I recommend to not stop the emulator as long as you don't have to.
You don't need to close your emulator every time. Assuming you are using eclipse--> Right click on project-->Run-->Android application, if any changes, those will be deployed. Otherwise same screen will showup.
Yes. I usually just leave it open and launching the program from Eclipse updates the program in the emulator and launches it.
One weird thing is that the first time I launch it I get an error from Eclipse telling me that it has not been able to connect to the emulator, and the next time I launch the application a new emulator is launched. Usually I just close the first emulator, launch it again and then it works as it should.
I am trying to write an android application and my workflow is as follows:
Write some code
Click run as Android Application
Eclipse then starts the android emulator
Install the app on the emulator
Run it
It seems to me that there is no need for it to start an android emulator(3) each time and to kill it. It'd be nice if there was a way an android emulator always running and eclipse just installs/uninstalls the app instead of making me wait every time.
Does anyone know a way of doing this?
Yeah, it just does that way - leave emulator on, and "run" in Eclipse will update the app and run it. This is how it works for me.
Just don't kill the emulator!
When developing for Android do you typically need to stop the emulator and restart it every time you make a change to your Java code or is there a faster way? The emulator takes about 1.5 minutes to start for me, is this normal?
Yes. Starting an emulator is slow, but you don't need to reboot it usually when you make changes. You can just target the already running emulator, at least in eclipse.
It is worthwhile to use the "Snapshot" functionality of the emulator. It can be enabled when you create (or you can edit) your AVD image.
This will take a "Snapshot" of the emulator image when you stop running. Then it restarts the emulator to that exact same place.
When using this feature, the emulator start-up time is sped up by a factor if 10+ (I see a 10 sec start-up compared to 90 sec to bring it up from scratch).
It is important to note, that this will maintain "state" of your emulator between runs.

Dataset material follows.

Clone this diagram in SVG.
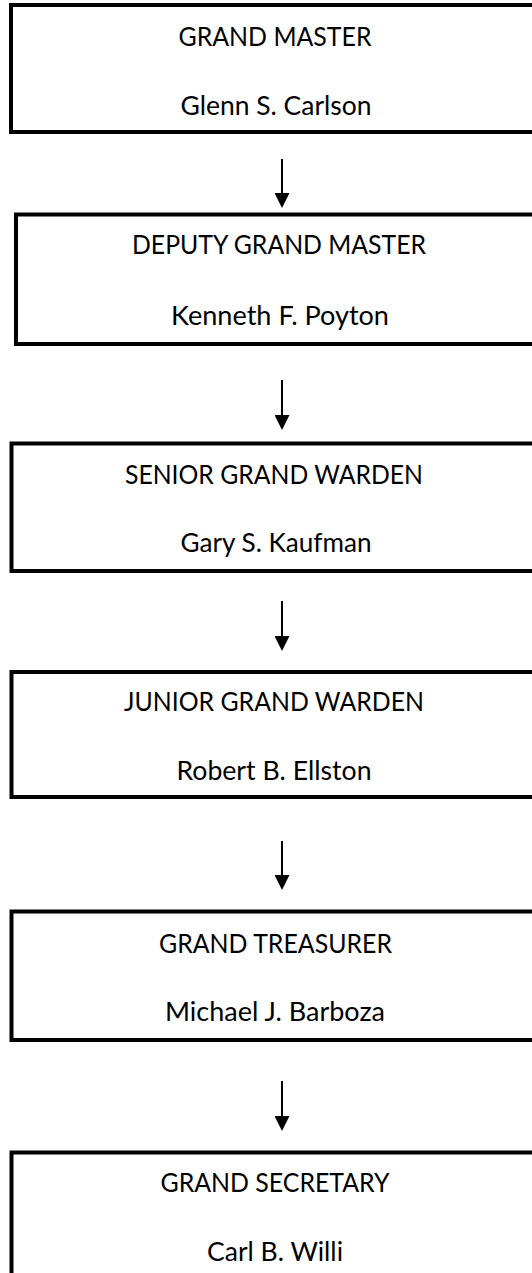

This can be useful if you are trying to test a particular scenario. It can be bad if you run your emulator out of memory, then "snapshot" that (at which point, you can always take a fresh snapshot, and start again).
The emulator take some time to start, depending on the running machine and the amount of programs you are running on the host.
If you installed the eclipse plugin, you don't need to restart the emulator each time: simply hit run in eclipse, and the plugin will take care of making the .apk package, put it in the device and start the activity (if any).
There is really no need to restart the emulator. You can keep it running all day (or longer). If you do not use eclipse: adb install -r will do the job (-r to replace the existing package) and restart your app.
Mine takes a minute + to start. I tried adding -no-boot-anim to speed it up, but the few tests I did it did not speed it up.
There is no need to close Android Emulator when you changes in code just simple do one thing
Leave AVD running and you will have to press F11 (or run your app), make sure you are at home screen of AVD.
To start the emulator in Eclipse, go to Window -> Android SDK and AVD Manager, then select the virtual device you want and hit start. This way it will stay on and not shutdown when your app terminates.
I have noticed that sometimes I have to shut down the emulator and restart it. It appears to hang at "waiting for home to launch". This only hangs the first time. Once it successfully launches I can reinstall repeatedly with no issues.
Yes, as everyone said you don't have to restart the emulator. I'm not sure if it's my computer (obviously to some degree it would be) but even when I simply make a one line change and relaunch, eclipse/AVD take roughly 2-3 minutes to fully load my new package to the emulator. Sucks having to wait this long between changes, but it also makes you want to write better code the first time rather than being sloppy and just test the results.